Do this
Print each line of the listing once more, precisely as given.

Records for the task
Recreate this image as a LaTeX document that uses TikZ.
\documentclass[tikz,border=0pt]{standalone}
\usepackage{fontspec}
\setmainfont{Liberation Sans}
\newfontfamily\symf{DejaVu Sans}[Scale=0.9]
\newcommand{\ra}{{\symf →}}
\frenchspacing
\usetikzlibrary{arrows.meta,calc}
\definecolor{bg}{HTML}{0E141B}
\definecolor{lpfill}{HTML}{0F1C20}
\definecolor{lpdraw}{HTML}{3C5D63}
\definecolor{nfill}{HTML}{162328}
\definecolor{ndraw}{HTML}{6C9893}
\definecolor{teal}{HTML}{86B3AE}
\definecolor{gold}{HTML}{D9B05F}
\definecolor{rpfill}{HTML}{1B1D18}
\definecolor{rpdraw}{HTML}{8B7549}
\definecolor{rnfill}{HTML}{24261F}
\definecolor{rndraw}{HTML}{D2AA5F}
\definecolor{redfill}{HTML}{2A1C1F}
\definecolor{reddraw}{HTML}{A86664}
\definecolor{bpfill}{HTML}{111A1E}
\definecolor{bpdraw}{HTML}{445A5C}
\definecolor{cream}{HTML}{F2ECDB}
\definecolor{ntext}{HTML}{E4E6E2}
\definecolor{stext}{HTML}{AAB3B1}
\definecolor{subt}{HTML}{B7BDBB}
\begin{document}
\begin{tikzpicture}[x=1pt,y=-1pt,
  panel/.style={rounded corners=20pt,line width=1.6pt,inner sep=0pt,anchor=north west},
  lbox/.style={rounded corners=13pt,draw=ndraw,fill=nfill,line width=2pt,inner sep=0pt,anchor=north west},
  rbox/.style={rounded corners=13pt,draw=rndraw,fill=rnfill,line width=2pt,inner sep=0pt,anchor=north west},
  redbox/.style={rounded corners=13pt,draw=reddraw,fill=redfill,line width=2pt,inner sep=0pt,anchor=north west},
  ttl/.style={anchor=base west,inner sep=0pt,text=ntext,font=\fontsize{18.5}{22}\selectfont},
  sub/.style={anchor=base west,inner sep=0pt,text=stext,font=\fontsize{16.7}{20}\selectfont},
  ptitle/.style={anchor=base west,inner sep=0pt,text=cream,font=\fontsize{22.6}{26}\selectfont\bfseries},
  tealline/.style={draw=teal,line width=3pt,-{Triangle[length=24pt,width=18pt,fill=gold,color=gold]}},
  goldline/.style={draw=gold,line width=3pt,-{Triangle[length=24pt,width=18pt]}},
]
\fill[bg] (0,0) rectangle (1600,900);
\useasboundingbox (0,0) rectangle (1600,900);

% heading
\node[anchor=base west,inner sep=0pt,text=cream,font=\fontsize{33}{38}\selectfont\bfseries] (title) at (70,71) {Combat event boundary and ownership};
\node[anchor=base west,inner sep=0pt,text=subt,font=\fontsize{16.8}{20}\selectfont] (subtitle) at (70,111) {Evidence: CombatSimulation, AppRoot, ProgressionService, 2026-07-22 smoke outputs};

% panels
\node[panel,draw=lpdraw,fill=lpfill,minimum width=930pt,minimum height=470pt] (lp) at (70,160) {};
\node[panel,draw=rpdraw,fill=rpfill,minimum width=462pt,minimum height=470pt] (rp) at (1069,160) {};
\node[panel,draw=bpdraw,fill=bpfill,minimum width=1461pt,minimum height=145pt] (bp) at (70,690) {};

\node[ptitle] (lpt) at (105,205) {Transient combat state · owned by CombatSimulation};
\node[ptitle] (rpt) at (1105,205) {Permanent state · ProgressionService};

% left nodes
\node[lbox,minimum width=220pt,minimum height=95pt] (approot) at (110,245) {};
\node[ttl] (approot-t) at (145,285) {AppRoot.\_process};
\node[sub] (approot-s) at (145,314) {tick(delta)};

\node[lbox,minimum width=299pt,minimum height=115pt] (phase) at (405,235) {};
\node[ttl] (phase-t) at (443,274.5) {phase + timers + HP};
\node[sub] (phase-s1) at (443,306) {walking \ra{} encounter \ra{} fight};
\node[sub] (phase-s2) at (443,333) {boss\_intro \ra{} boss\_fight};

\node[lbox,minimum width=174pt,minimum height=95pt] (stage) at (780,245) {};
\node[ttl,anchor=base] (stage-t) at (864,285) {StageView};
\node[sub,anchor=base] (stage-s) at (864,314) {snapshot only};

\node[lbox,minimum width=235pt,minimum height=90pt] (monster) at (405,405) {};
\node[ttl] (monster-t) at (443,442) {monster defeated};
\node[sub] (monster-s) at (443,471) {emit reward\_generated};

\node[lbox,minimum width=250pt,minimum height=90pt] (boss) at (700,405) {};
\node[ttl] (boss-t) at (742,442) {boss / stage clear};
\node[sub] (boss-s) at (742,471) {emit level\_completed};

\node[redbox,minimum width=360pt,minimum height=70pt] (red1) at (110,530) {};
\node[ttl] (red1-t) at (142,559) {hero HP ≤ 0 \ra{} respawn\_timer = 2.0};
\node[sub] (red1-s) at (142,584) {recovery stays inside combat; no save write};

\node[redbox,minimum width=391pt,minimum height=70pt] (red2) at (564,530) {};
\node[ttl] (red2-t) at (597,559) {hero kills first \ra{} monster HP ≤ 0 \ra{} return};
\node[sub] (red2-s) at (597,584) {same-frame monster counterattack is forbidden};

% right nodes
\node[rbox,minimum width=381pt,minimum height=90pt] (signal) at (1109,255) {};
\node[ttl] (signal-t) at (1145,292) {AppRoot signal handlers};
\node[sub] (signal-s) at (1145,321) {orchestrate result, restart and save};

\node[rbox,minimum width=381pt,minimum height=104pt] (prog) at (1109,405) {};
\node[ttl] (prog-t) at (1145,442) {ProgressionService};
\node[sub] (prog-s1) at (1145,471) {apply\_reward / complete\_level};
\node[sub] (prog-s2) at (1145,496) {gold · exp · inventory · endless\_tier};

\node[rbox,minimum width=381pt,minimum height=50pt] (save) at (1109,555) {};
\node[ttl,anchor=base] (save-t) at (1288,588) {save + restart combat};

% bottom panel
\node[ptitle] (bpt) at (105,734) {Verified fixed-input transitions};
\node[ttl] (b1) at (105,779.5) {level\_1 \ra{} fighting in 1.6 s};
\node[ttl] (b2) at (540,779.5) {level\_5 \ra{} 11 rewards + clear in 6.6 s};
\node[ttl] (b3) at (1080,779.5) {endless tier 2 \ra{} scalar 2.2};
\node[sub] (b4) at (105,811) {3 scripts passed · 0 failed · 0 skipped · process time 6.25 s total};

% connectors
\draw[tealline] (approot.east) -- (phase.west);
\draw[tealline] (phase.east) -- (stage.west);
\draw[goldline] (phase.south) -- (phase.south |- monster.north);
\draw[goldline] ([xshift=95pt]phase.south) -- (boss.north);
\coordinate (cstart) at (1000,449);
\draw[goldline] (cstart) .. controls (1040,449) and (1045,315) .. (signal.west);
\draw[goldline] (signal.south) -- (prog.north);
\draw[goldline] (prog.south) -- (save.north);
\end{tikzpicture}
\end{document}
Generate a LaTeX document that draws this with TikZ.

Answer to this exercise
Recreate this image as a LaTeX document that uses TikZ.
\documentclass[tikz,border=0pt]{standalone}
\usepackage{fontspec}
\setmainfont{Liberation Sans}
\newfontfamily\symf{DejaVu Sans}[Scale=0.9]
\newcommand{\ra}{{\symf →}}
\frenchspacing
\usetikzlibrary{arrows.meta,calc}
\definecolor{bg}{HTML}{0E141B}
\definecolor{lpfill}{HTML}{0F1C20}
\definecolor{lpdraw}{HTML}{3C5D63}
\definecolor{nfill}{HTML}{162328}
\definecolor{ndraw}{HTML}{6C9893}
\definecolor{teal}{HTML}{86B3AE}
\definecolor{gold}{HTML}{D9B05F}
\definecolor{rpfill}{HTML}{1B1D18}
\definecolor{rpdraw}{HTML}{8B7549}
\definecolor{rnfill}{HTML}{24261F}
\definecolor{rndraw}{HTML}{D2AA5F}
\definecolor{redfill}{HTML}{2A1C1F}
\definecolor{reddraw}{HTML}{A86664}
\definecolor{bpfill}{HTML}{111A1E}
\definecolor{bpdraw}{HTML}{445A5C}
\definecolor{cream}{HTML}{F2ECDB}
\definecolor{ntext}{HTML}{E4E6E2}
\definecolor{stext}{HTML}{AAB3B1}
\definecolor{subt}{HTML}{B7BDBB}
\begin{document}
\begin{tikzpicture}[x=1pt,y=-1pt,
  panel/.style={rounded corners=20pt,line width=1.6pt,inner sep=0pt,anchor=north west},
  lbox/.style={rounded corners=13pt,draw=ndraw,fill=nfill,line width=2pt,inner sep=0pt,anchor=north west},
  rbox/.style={rounded corners=13pt,draw=rndraw,fill=rnfill,line width=2pt,inner sep=0pt,anchor=north west},
  redbox/.style={rounded corners=13pt,draw=reddraw,fill=redfill,line width=2pt,inner sep=0pt,anchor=north west},
  ttl/.style={anchor=base west,inner sep=0pt,text=ntext,font=\fontsize{18.5}{22}\selectfont},
  sub/.style={anchor=base west,inner sep=0pt,text=stext,font=\fontsize{16.7}{20}\selectfont},
  ptitle/.style={anchor=base west,inner sep=0pt,text=cream,font=\fontsize{22.6}{26}\selectfont\bfseries},
  tealline/.style={draw=teal,line width=3pt,-{Triangle[length=24pt,width=18pt,fill=gold,color=gold]}},
  goldline/.style={draw=gold,line width=3pt,-{Triangle[length=24pt,width=18pt]}},
]
\fill[bg] (0,0) rectangle (1600,900);
\useasboundingbox (0,0) rectangle (1600,900);

% heading
\node[anchor=base west,inner sep=0pt,text=cream,font=\fontsize{33}{38}\selectfont\bfseries] (title) at (70,71) {Combat event boundary and ownership};
\node[anchor=base west,inner sep=0pt,text=subt,font=\fontsize{16.8}{20}\selectfont] (subtitle) at (70,111) {Evidence: CombatSimulation, AppRoot, ProgressionService, 2026-07-22 smoke outputs};

% panels
\node[panel,draw=lpdraw,fill=lpfill,minimum width=930pt,minimum height=470pt] (lp) at (70,160) {};
\node[panel,draw=rpdraw,fill=rpfill,minimum width=462pt,minimum height=470pt] (rp) at (1069,160) {};
\node[panel,draw=bpdraw,fill=bpfill,minimum width=1461pt,minimum height=145pt] (bp) at (70,690) {};

\node[ptitle] (lpt) at (105,205) {Transient combat state · owned by CombatSimulation};
\node[ptitle] (rpt) at (1105,205) {Permanent state · ProgressionService};

% left nodes
\node[lbox,minimum width=220pt,minimum height=95pt] (approot) at (110,245) {};
\node[ttl] (approot-t) at (145,285) {AppRoot.\_process};
\node[sub] (approot-s) at (145,314) {tick(delta)};

\node[lbox,minimum width=299pt,minimum height=115pt] (phase) at (405,235) {};
\node[ttl] (phase-t) at (443,274.5) {phase + timers + HP};
\node[sub] (phase-s1) at (443,306) {walking \ra{} encounter \ra{} fight};
\node[sub] (phase-s2) at (443,333) {boss\_intro \ra{} boss\_fight};

\node[lbox,minimum width=174pt,minimum height=95pt] (stage) at (780,245) {};
\node[ttl,anchor=base] (stage-t) at (864,285) {StageView};
\node[sub,anchor=base] (stage-s) at (864,314) {snapshot only};

\node[lbox,minimum width=235pt,minimum height=90pt] (monster) at (405,405) {};
\node[ttl] (monster-t) at (443,442) {monster defeated};
\node[sub] (monster-s) at (443,471) {emit reward\_generated};

\node[lbox,minimum width=250pt,minimum height=90pt] (boss) at (700,405) {};
\node[ttl] (boss-t) at (742,442) {boss / stage clear};
\node[sub] (boss-s) at (742,471) {emit level\_completed};

\node[redbox,minimum width=360pt,minimum height=70pt] (red1) at (110,530) {};
\node[ttl] (red1-t) at (142,559) {hero HP ≤ 0 \ra{} respawn\_timer = 2.0};
\node[sub] (red1-s) at (142,584) {recovery stays inside combat; no save write};

\node[redbox,minimum width=391pt,minimum height=70pt] (red2) at (564,530) {};
\node[ttl] (red2-t) at (597,559) {hero kills first \ra{} monster HP ≤ 0 \ra{} return};
\node[sub] (red2-s) at (597,584) {same-frame monster counterattack is forbidden};

% right nodes
\node[rbox,minimum width=381pt,minimum height=90pt] (signal) at (1109,255) {};
\node[ttl] (signal-t) at (1145,292) {AppRoot signal handlers};
\node[sub] (signal-s) at (1145,321) {orchestrate result, restart and save};

\node[rbox,minimum width=381pt,minimum height=104pt] (prog) at (1109,405) {};
\node[ttl] (prog-t) at (1145,442) {ProgressionService};
\node[sub] (prog-s1) at (1145,471) {apply\_reward / complete\_level};
\node[sub] (prog-s2) at (1145,496) {gold · exp · inventory · endless\_tier};

\node[rbox,minimum width=381pt,minimum height=50pt] (save) at (1109,555) {};
\node[ttl,anchor=base] (save-t) at (1288,588) {save + restart combat};

% bottom panel
\node[ptitle] (bpt) at (105,734) {Verified fixed-input transitions};
\node[ttl] (b1) at (105,779.5) {level\_1 \ra{} fighting in 1.6 s};
\node[ttl] (b2) at (540,779.5) {level\_5 \ra{} 11 rewards + clear in 6.6 s};
\node[ttl] (b3) at (1080,779.5) {endless tier 2 \ra{} scalar 2.2};
\node[sub] (b4) at (105,811) {3 scripts passed · 0 failed · 0 skipped · process time 6.25 s total};

% connectors
\draw[tealline] (approot.east) -- (phase.west);
\draw[tealline] (phase.east) -- (stage.west);
\draw[goldline] (phase.south) -- (phase.south |- monster.north);
\draw[goldline] ([xshift=95pt]phase.south) -- (boss.north);
\coordinate (cstart) at (1000,449);
\draw[goldline] (cstart) .. controls (1040,449) and (1045,315) .. (signal.west);
\draw[goldline] (signal.south) -- (prog.north);
\draw[goldline] (prog.south) -- (save.north);
\end{tikzpicture}
\end{document}
Generate a LaTeX document that draws this with TikZ.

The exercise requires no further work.